TASK PROMPT:
Give a verbatim copy of the lines below, minus the pictures.

[start PROVIDED MATERIAL]

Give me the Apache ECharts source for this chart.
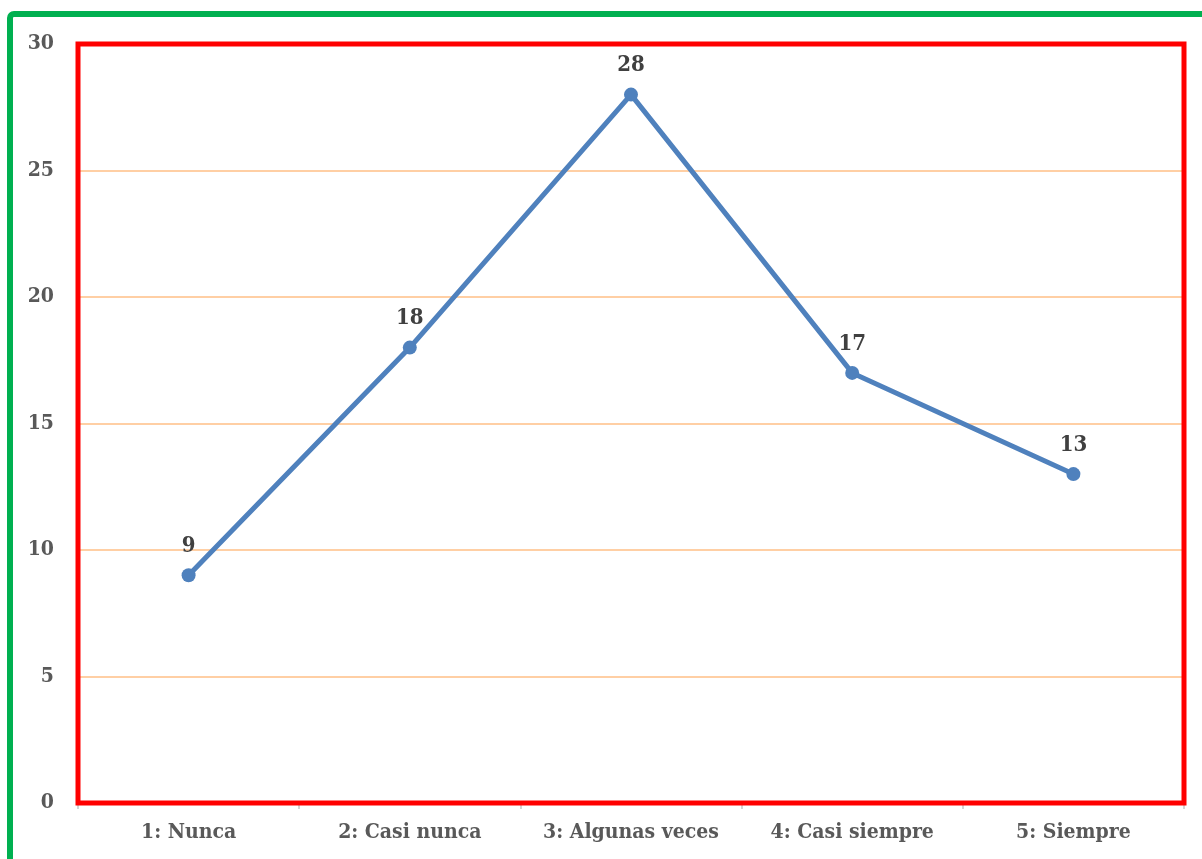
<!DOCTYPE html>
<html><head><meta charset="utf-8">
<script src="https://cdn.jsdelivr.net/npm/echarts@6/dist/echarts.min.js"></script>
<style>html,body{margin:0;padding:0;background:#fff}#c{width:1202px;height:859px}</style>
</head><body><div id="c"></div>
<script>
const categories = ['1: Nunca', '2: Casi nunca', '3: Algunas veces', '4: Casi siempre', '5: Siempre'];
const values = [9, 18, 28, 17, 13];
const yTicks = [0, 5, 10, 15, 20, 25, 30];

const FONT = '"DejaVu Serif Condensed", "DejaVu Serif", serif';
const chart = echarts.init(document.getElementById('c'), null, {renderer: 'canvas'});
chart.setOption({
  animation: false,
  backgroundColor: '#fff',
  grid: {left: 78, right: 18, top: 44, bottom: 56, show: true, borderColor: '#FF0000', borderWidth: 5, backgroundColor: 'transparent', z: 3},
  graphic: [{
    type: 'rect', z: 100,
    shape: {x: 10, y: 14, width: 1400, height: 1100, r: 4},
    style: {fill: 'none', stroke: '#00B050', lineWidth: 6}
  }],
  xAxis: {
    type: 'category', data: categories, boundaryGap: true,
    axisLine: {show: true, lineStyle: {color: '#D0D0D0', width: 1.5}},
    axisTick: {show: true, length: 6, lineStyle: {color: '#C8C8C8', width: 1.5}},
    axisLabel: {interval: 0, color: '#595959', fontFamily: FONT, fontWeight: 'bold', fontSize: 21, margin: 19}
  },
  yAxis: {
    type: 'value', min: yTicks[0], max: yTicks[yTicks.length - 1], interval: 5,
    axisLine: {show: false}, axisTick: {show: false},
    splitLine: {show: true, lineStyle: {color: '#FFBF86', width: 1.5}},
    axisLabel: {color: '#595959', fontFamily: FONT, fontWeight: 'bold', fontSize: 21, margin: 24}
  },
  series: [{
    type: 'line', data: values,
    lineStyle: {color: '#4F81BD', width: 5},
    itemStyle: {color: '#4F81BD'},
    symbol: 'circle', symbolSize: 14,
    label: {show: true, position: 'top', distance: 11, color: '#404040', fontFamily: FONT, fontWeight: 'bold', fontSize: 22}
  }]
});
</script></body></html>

[end PROVIDED MATERIAL]

THE REPLY:
Give me the Apache ECharts source for this chart.
<!DOCTYPE html>
<html><head><meta charset="utf-8">
<script src="https://cdn.jsdelivr.net/npm/echarts@6/dist/echarts.min.js"></script>
<style>html,body{margin:0;padding:0;background:#fff}#c{width:1202px;height:859px}</style>
</head><body><div id="c"></div>
<script>
const categories = ['1: Nunca', '2: Casi nunca', '3: Algunas veces', '4: Casi siempre', '5: Siempre'];
const values = [9, 18, 28, 17, 13];
const yTicks = [0, 5, 10, 15, 20, 25, 30];

const FONT = '"DejaVu Serif Condensed", "DejaVu Serif", serif';
const chart = echarts.init(document.getElementById('c'), null, {renderer: 'canvas'});
chart.setOption({
  animation: false,
  backgroundColor: '#fff',
  grid: {left: 78, right: 18, top: 44, bottom: 56, show: true, borderColor: '#FF0000', borderWidth: 5, backgroundColor: 'transparent', z: 3},
  graphic: [{
    type: 'rect', z: 100,
    shape: {x: 10, y: 14, width: 1400, height: 1100, r: 4},
    style: {fill: 'none', stroke: '#00B050', lineWidth: 6}
  }],
  xAxis: {
    type: 'category', data: categories, boundaryGap: true,
    axisLine: {show: true, lineStyle: {color: '#D0D0D0', width: 1.5}},
    axisTick: {show: true, length: 6, lineStyle: {color: '#C8C8C8', width: 1.5}},
    axisLabel: {interval: 0, color: '#595959', fontFamily: FONT, fontWeight: 'bold', fontSize: 21, margin: 19}
  },
  yAxis: {
    type: 'value', min: yTicks[0], max: yTicks[yTicks.length - 1], interval: 5,
    axisLine: {show: false}, axisTick: {show: false},
    splitLine: {show: true, lineStyle: {color: '#FFBF86', width: 1.5}},
    axisLabel: {color: '#595959', fontFamily: FONT, fontWeight: 'bold', fontSize: 21, margin: 24}
  },
  series: [{
    type: 'line', data: values,
    lineStyle: {color: '#4F81BD', width: 5},
    itemStyle: {color: '#4F81BD'},
    symbol: 'circle', symbolSize: 14,
    label: {show: true, position: 'top', distance: 11, color: '#404040', fontFamily: FONT, fontWeight: 'bold', fontSize: 22}
  }]
});
</script></body></html>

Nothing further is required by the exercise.